Deep learning (DL) approaches based on CNN-purely or Transformer networks have demonstrated promising results in bitemporal change detection (CD). However, their performance is limited by insufficient contextual information aggregation, as they struggle to fully capture the implicit contextual dependency relationships among feature maps at different levels. Additionally, researchers have utilized pre-trained denoising diffusion probabilistic models (DDPMs) for training lightweight CD classifiers. Nevertheless, training a DDPM to generate intricately detailed, multi-channel remote sensing images requires months of training time and a substantial volume of unlabeled remote sensing datasets, making it significantly more complex than generating a single-channel change map.
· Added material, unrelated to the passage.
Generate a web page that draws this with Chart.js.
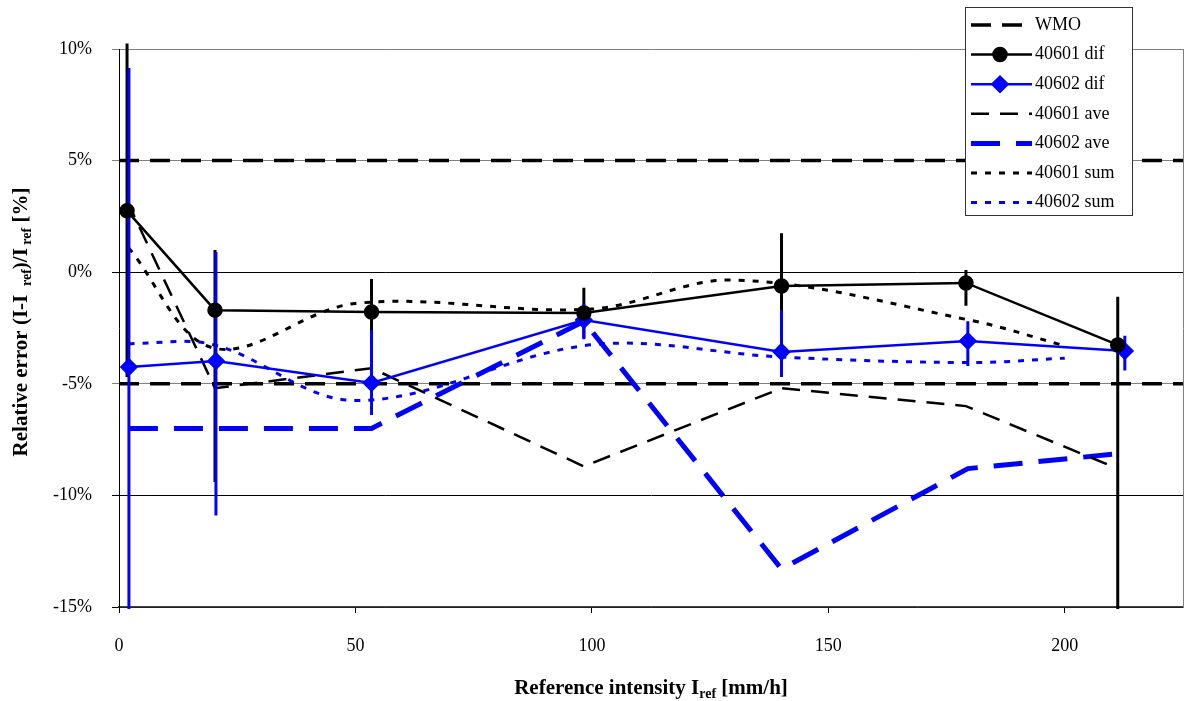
<!DOCTYPE html>
<html>
<head>
<meta charset="utf-8">
<script src="https://cdn.jsdelivr.net/npm/chart.js@4.4.1/dist/chart.umd.min.js"></script>
<style>html,body{margin:0;padding:0;background:#fff}</style>
</head>
<body>
<canvas id="chart" width="1184" height="701"></canvas>
<script>
'use strict';

// station 40601
let x40601 = [1.7, 20.3, 53.4, 98.3, 140.1, 179.1, 211.2];
let dif40601 = [2.75, -1.70, -1.78, -1.83, -0.62, -0.48, -3.26];
let errHi40601 = [10.25, 1.0, -0.3, -0.7, 1.75, 0.1, -1.1];
let errLo40601 = [-4.7, -9.4, -3.3, -2.95, -3.0, -1.5, -16];
let ave40601 = [3.2, -5.2, -4.3, -8.7, -5.2, -6.0, -8.8];

// station 40602
let x40602 = [2.1, 20.5, 53.4, 98.3, 140.1, 179.5, 212.7];
let dif40602 = [-4.25, -3.98, -4.96, -2.14, -3.57, -3.08, -3.53];
let errHi40602 = [9.15, 0.9, -2.6, -1.4, -1.7, -2.2, -2.85];
let errLo40602 = [-16, -10.9, -6.4, -3.0, -4.7, -4.2, -4.4];
let ave40602 = [-7.0, -7.0, -7.0, -2.2, -13.3, -8.8, -8.1];

// sum method
let xSum40601 = [2, 20, 50, 100, 130, 180, 200];
let sum40601 = [1.1, -3.4, -1.4, -1.65, -0.35, -2.15, -3.3];
let xSum40602 = [2, 20, 50, 100, 140, 180, 200];
let sum40602 = [-3.2, -3.25, -5.75, -3.25, -3.8, -4.05, -3.85];

// WMO limits
let wmoLimits = [5, -5];
let xRange = [0, 225];
let yTicks = [-15, -10, -5, 0, 5, 10];

let BLUE = '#0000ff';

function pairs(xs, ys) {
  return xs.map((x, i) => ({x: x, y: ys[i]}));
}

function errorBars(xs, lo, hi) {
  let pts = [];
  xs.forEach((x, i) => {
    pts.push({x: x, y: lo[i]}, {x: x, y: hi[i]}, {x: x, y: null});
  });
  return pts;
}

function limitLines(levels) {
  let pts = [];
  levels.forEach(v => {
    pts.push({x: xRange[0], y: v}, {x: xRange[1], y: v}, {x: xRange[1], y: null});
  });
  return pts;
}

function drawRich(ctx, parts, cx, cy, rot) {
  ctx.save();
  ctx.translate(cx, cy);
  ctx.rotate(rot);
  let total = 0;
  parts.forEach(p => {
    ctx.font = p.sub ? 'bold 14px "Liberation Serif"' : 'bold 21px "Liberation Serif"';
    p.w = ctx.measureText(p.t).width;
    total += p.w;
  });
  let x = -total / 2;
  ctx.fillStyle = '#000';
  ctx.textBaseline = 'middle';
  ctx.textAlign = 'left';
  parts.forEach(p => {
    ctx.font = p.sub ? 'bold 14px "Liberation Serif"' : 'bold 21px "Liberation Serif"';
    ctx.fillText(p.t, x, p.sub ? 5 : 0);
    x += p.w;
  });
  ctx.restore();
}

let axisTitles = {
  id: 'axisTitles',
  afterDraw(chart) {
    let a = chart.chartArea;
    drawRich(chart.ctx, [
      {t: 'Reference intensity I'}, {t: 'ref', sub: true}, {t: ' [mm/h]'}
    ], (a.left + a.right) / 2, 689, 0);
    drawRich(chart.ctx, [
      {t: 'Relative error (I-I '}, {t: ' ref', sub: true}, {t: ')/I'}, {t: ' ref', sub: true}, {t: ' [%]'}
    ], 22, (a.top + a.bottom) / 2 - 6, -Math.PI / 2);
  }
};

let boxLegend = {
  id: 'boxLegend',
  afterDraw(chart) {
    let ctx = chart.ctx;
    let items = chart.data.datasets.filter(ds => !ds.noLegend);
    let left = chart.chartArea.right - 218;
    let top = 7;
    let rowH = 29.6;
    ctx.save();
    ctx.fillStyle = '#fff';
    ctx.fillRect(left, top, 167, 208);
    ctx.strokeStyle = '#333';
    ctx.lineWidth = 1;
    ctx.strokeRect(left + 0.5, top + 0.5, 167, 208);
    items.forEach((ds, i) => {
      let y = top + 18 + i * rowH;
      ctx.setLineDash(ds.borderDash || []);
      ctx.lineWidth = ds.borderWidth;
      ctx.strokeStyle = ds.borderColor;
      ctx.beginPath();
      ctx.moveTo(left + 6, y);
      ctx.lineTo(left + 67, y);
      ctx.stroke();
      ctx.setLineDash([]);
      if (ds.pointRadius > 0) {
        ctx.fillStyle = ds.pointBackgroundColor;
        ctx.strokeStyle = ds.pointBorderColor;
        Chart.helpers.drawPoint(ctx, {
          pointStyle: ds.pointStyle, radius: ds.pointRadius, rotation: 0, borderWidth: 1
        }, left + 35, y);
      }
      ctx.fillStyle = '#000';
      ctx.font = '18px "Liberation Serif"';
      ctx.textBaseline = 'middle';
      ctx.fillText(ds.label, left + 70, y);
    });
    ctx.restore();
  }
};

let datasets = [
  {
    label: 'WMO', data: limitLines(wmoLimits),
    borderColor: '#000', borderWidth: 3.5, borderDash: [20, 11],
    pointRadius: 0, spanGaps: false, order: 9
  },
  {
    label: '40601 dif', data: pairs(x40601, dif40601),
    borderColor: '#000', borderWidth: 2.5,
    pointStyle: 'circle', pointRadius: 6.5,
    pointBackgroundColor: '#000', pointBorderColor: '#000', order: 1
  },
  {
    label: '40602 dif', data: pairs(x40602, dif40602),
    borderColor: BLUE, borderWidth: 2.5,
    pointStyle: 'rectRot', pointRadius: 7.5,
    pointBackgroundColor: BLUE, pointBorderColor: BLUE, order: 2
  },
  {
    label: '40601 ave', data: pairs(x40601, ave40601),
    borderColor: '#000', borderWidth: 2.5, borderDash: [18, 11],
    pointRadius: 0, order: 7
  },
  {
    label: '40602 ave', data: pairs(x40602, ave40602),
    borderColor: BLUE, borderWidth: 5, borderDash: [29, 16],
    pointRadius: 0, order: 8
  },
  {
    label: '40601 sum', data: pairs(xSum40601, sum40601),
    borderColor: '#000', borderWidth: 3, borderDash: [6, 8],
    pointRadius: 0, tension: 0.35, order: 5
  },
  {
    label: '40602 sum', data: pairs(xSum40602, sum40602),
    borderColor: BLUE, borderWidth: 3, borderDash: [6, 8],
    pointRadius: 0, tension: 0.35, order: 6
  },
  {
    label: '40601 err', noLegend: true, data: errorBars(x40601, errLo40601, errHi40601),
    borderColor: '#000', borderWidth: 3, pointRadius: 0, spanGaps: false,
    clip: {left: 10, top: 6, right: 10, bottom: 2}, order: 4
  },
  {
    label: '40602 err', noLegend: true, data: errorBars(x40602, errLo40602, errHi40602),
    borderColor: BLUE, borderWidth: 3, pointRadius: 0, spanGaps: false,
    clip: {left: 10, top: 6, right: 10, bottom: 2}, order: 3
  }
];

let config = {
  type: 'line',
  data: {datasets: datasets},
  options: {
    responsive: false,
    animation: false,
    layout: {autoPadding: false, padding: {top: 49, right: 1, left: 0, bottom: 0}},
    plugins: {legend: {display: false}, tooltip: {enabled: false}},
    scales: {
      x: {
        type: 'linear', min: xRange[0], max: xRange[1],
        afterFit: scale => {
          scale.height = 94;
          scale.paddingLeft = 0;
          scale.paddingRight = 0;
        },
        border: {color: '#444', width: 1.5},
        grid: {drawOnChartArea: false, tickLength: 6, color: '#000'},
        ticks: {
          stepSize: 50, includeBounds: false, padding: 22, color: '#000',
          font: {family: 'Liberation Serif', size: 18}
        }
      },
      y: {
        type: 'linear', min: yTicks[0], max: yTicks[yTicks.length - 1],
        afterFit: scale => { scale.width = 119; },
        border: {color: '#000', width: 1},
        grid: {
          tickLength: 7,
          color: c => (c.tick && (c.tick.value === 10 || Math.abs(c.tick.value) === 5)) ? '#808080' : '#000'
        },
        ticks: {
          stepSize: 5, padding: 20, color: '#000',
          font: {family: 'Liberation Serif', size: 18},
          callback: v => v + '%'
        }
      },
      yRight: {
        type: 'linear', position: 'right', min: yTicks[0], max: yTicks[yTicks.length - 1],
        afterFit: scale => {
          scale.width = 0;
          scale.paddingTop = 0;
          scale.paddingBottom = 0;
        },
        grid: {display: false, drawTicks: false},
        border: {color: '#808080', width: 1},
        ticks: {display: false}
      }
    }
  },
  plugins: [axisTitles, boxLegend]
};

let canvasElem = document.getElementById('chart');
new Chart(canvasElem, config);
</script>
</body>
</html>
To overcome these challenges, we propose a novel end-to-end DDPM-based model architecture called change-aware diffusion model (CADM), which can be trained using a limited annotated dataset quickly. Furthermore, we introduce dynamic difference conditional encoding to enhance step-wise regional attention in DDPM for bitemporal images in CD datasets. This method establishes state-adaptive conditions for each sampling step, emphasizing two main innovative points of our model: 1) its end-to-end nature and 2) difference conditional encoding. We evaluate CADM on four remote sensing CD tasks with different ground scenarios, including CDD, WHU, Levier, and GVLM. Experimental results demonstrate that CADM significantly outperforms state-of-the-art methods, indicating the generalization and effectiveness of the proposed model.